### [YOUR OBJECTIVE]
Copy the records below exactly, leaving out any pictures.

### [STORED DATA]
-=-=-

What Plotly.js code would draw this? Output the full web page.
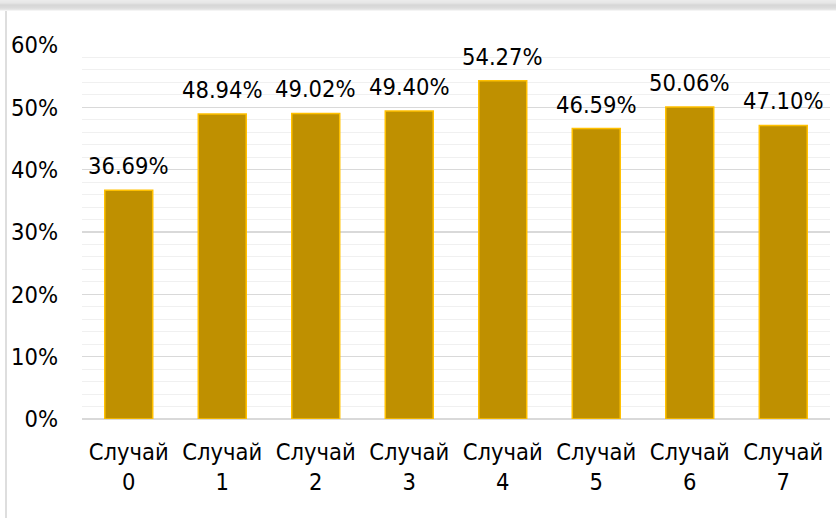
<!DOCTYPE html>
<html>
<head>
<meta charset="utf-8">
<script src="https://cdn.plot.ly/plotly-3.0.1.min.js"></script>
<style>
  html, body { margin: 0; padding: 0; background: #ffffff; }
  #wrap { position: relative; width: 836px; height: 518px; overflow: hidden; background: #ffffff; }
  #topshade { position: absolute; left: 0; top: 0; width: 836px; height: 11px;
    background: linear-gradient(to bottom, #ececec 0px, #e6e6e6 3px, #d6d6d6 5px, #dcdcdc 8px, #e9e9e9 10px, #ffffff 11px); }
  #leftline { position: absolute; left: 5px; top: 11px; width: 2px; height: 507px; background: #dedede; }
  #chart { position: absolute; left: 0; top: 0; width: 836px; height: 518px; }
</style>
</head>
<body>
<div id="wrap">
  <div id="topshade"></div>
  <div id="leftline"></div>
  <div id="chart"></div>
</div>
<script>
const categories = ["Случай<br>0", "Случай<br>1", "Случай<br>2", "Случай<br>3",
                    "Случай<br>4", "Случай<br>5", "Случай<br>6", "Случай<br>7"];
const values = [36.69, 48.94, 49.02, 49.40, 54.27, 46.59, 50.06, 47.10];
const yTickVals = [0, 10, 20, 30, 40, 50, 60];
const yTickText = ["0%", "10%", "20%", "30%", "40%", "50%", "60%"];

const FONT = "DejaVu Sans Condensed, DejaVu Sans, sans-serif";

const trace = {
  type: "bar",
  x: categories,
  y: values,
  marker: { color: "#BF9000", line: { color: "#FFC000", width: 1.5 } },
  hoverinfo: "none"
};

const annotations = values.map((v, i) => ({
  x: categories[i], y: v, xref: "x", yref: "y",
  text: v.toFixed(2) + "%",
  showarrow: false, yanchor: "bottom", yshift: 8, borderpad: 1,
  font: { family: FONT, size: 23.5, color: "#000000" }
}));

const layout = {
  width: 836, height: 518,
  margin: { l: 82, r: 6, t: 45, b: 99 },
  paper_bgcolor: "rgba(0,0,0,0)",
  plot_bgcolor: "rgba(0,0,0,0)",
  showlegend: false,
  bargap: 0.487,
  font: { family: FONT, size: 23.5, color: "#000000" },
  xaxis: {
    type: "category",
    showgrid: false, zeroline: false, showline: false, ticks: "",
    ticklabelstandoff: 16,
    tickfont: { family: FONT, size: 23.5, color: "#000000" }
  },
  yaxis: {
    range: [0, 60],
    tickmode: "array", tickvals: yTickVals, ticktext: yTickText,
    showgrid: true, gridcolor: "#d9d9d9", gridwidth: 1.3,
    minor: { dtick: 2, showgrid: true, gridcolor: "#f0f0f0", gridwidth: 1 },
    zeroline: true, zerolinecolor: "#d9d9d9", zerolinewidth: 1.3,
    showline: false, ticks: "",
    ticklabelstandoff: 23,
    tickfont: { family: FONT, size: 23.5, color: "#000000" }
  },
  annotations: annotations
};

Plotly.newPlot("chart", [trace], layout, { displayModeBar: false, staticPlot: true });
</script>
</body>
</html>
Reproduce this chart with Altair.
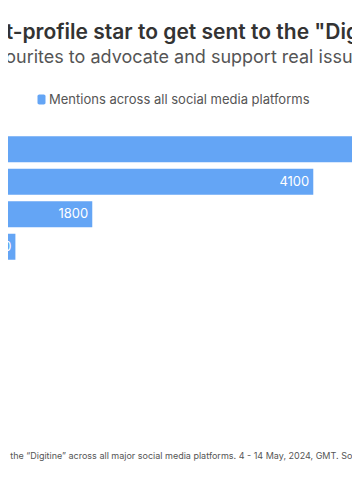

-=-=-

### [EXERCISE RESULT]
What Plotly.js code would draw this? Output the full web page.
<!DOCTYPE html>
<html>
<head>
<meta charset="utf-8">
<script src="https://cdn.plot.ly/plotly-3.0.1.min.js"></script>
<style>
  html, body { margin: 0; padding: 0; background: #ffffff; }
  #wrap { position: relative; width: 836px; height: 518px; overflow: hidden; background: #ffffff; }
  #topshade { position: absolute; left: 0; top: 0; width: 836px; height: 11px;
    background: linear-gradient(to bottom, #ececec 0px, #e6e6e6 3px, #d6d6d6 5px, #dcdcdc 8px, #e9e9e9 10px, #ffffff 11px); }
  #leftline { position: absolute; left: 5px; top: 11px; width: 2px; height: 507px; background: #dedede; }
  #chart { position: absolute; left: 0; top: 0; width: 836px; height: 518px; }
</style>
</head>
<body>
<div id="wrap">
  <div id="topshade"></div>
  <div id="leftline"></div>
  <div id="chart"></div>
</div>
<script>
const categories = ["Случай<br>0", "Случай<br>1", "Случай<br>2", "Случай<br>3",
                    "Случай<br>4", "Случай<br>5", "Случай<br>6", "Случай<br>7"];
const values = [36.69, 48.94, 49.02, 49.40, 54.27, 46.59, 50.06, 47.10];
const yTickVals = [0, 10, 20, 30, 40, 50, 60];
const yTickText = ["0%", "10%", "20%", "30%", "40%", "50%", "60%"];

const FONT = "DejaVu Sans Condensed, DejaVu Sans, sans-serif";

const trace = {
  type: "bar",
  x: categories,
  y: values,
  marker: { color: "#BF9000", line: { color: "#FFC000", width: 1.5 } },
  hoverinfo: "none"
};

const annotations = values.map((v, i) => ({
  x: categories[i], y: v, xref: "x", yref: "y",
  text: v.toFixed(2) + "%",
  showarrow: false, yanchor: "bottom", yshift: 8, borderpad: 1,
  font: { family: FONT, size: 23.5, color: "#000000" }
}));

const layout = {
  width: 836, height: 518,
  margin: { l: 82, r: 6, t: 45, b: 99 },
  paper_bgcolor: "rgba(0,0,0,0)",
  plot_bgcolor: "rgba(0,0,0,0)",
  showlegend: false,
  bargap: 0.487,
  font: { family: FONT, size: 23.5, color: "#000000" },
  xaxis: {
    type: "category",
    showgrid: false, zeroline: false, showline: false, ticks: "",
    ticklabelstandoff: 16,
    tickfont: { family: FONT, size: 23.5, color: "#000000" }
  },
  yaxis: {
    range: [0, 60],
    tickmode: "array", tickvals: yTickVals, ticktext: yTickText,
    showgrid: true, gridcolor: "#d9d9d9", gridwidth: 1.3,
    minor: { dtick: 2, showgrid: true, gridcolor: "#f0f0f0", gridwidth: 1 },
    zeroline: true, zerolinecolor: "#d9d9d9", zerolinewidth: 1.3,
    showline: false, ticks: "",
    ticklabelstandoff: 23,
    tickfont: { family: FONT, size: 23.5, color: "#000000" }
  },
  annotations: annotations
};

Plotly.newPlot("chart", [trace], layout, { displayModeBar: false, staticPlot: true });
</script>
</body>
</html>
Reproduce this chart with Altair.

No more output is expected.